The proposed 32.5 per cent tax rate that was to apply to working holiday visa holders from July 1, 2017 will be cut to 19 per cent following strong representations by Liberal National Senators and Members.
Northern Australian Liberal National Senator Ian Macdonald said he was pleased that the Executive had listened to representations from Warren Entsch, George Christensen and himself.
“But I am still very annoyed that we had to go through an election with the last proposal which cost us support on polling day.
“I am angry that relevant Ministers did not understand the impact of the Backpackers’ Tax on rural industries and the tourism/hospitality industry, particularly in Queensland.
“Tourism/hospitality and agriculture are foundational to the economic health of communities across regional Australia,” Senator Macdonald said.
Senator Macdonald said the decision to reduce the proposed tax rate from 32.5 per cent to 19 per cent will apply to all Working Holiday (417) and Work and Holiday (462) visa holders and will help to keep Australia “top-of-mind” as a destination for working holiday makers.
“I am pleased with the government’s proposal to actively promote Australia as a destination for working backpackers, and I think the reduced application fee, and the extension of time for working holiday makers working if different regions, will also be of help.
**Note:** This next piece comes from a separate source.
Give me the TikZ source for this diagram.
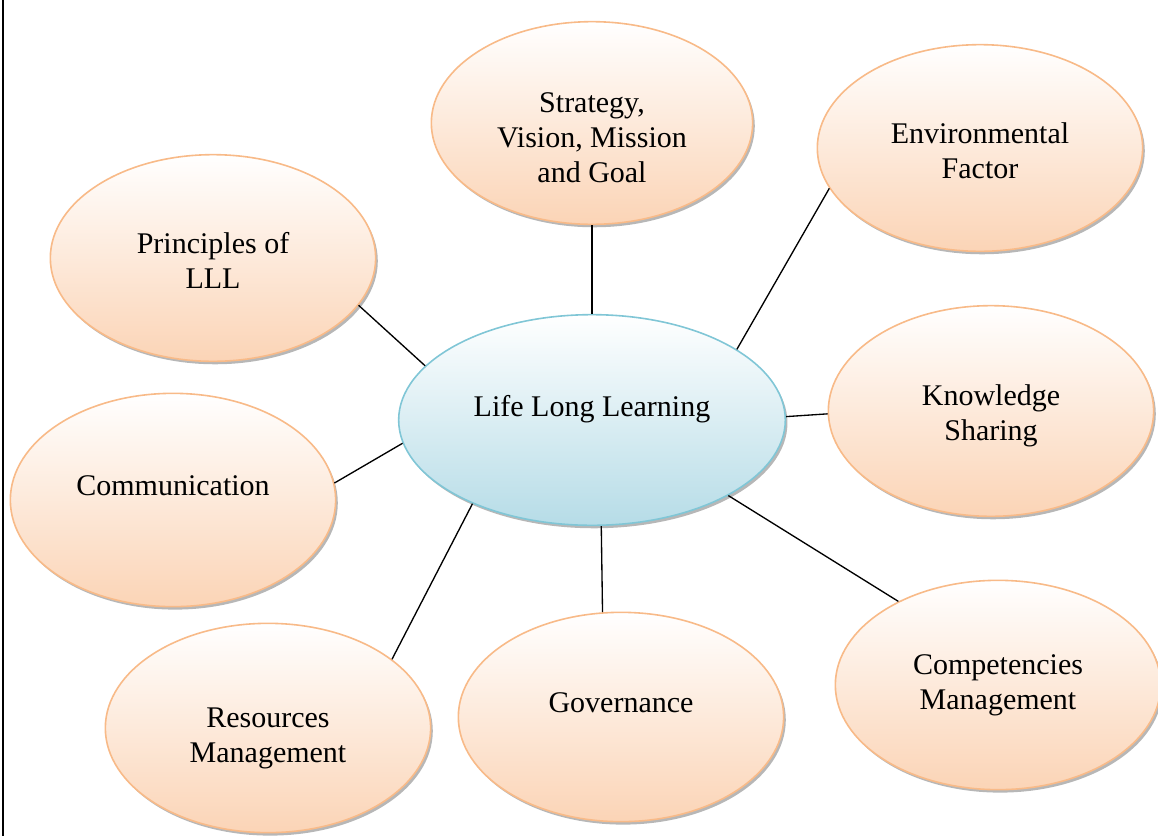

“But I think the superannuation accrued by Working Holiday (417) and Work and Holiday (462) visa holders should be paid to them as wages rather than as super, and it should be included in the tax mix. Backpackers will spend that money in local communities and it will circulate in local economies.
“I will seeking advice from the Agriculture Minister on how increasing the retained component of working holiday-makers’ superannuation from 38 cents to 95 cents per dollar will help promote Australia as a destination for working holiday makers. Perhaps this is in line with what happens in other countries but I will be seeking further confirmation of that.
“I am also disappointed about the need to increase the passenger movement charge to pay for these new arrangements.
“International tourism is a very competitive business and any dis-incentive for foreign visitors to come to Australia will not assist Australian industry, or government revenue,” Senator Macdonald said.
Information about the changes to Working Holiday Visa tax arrangements will be progressively uploaded to www.ato.gov.au.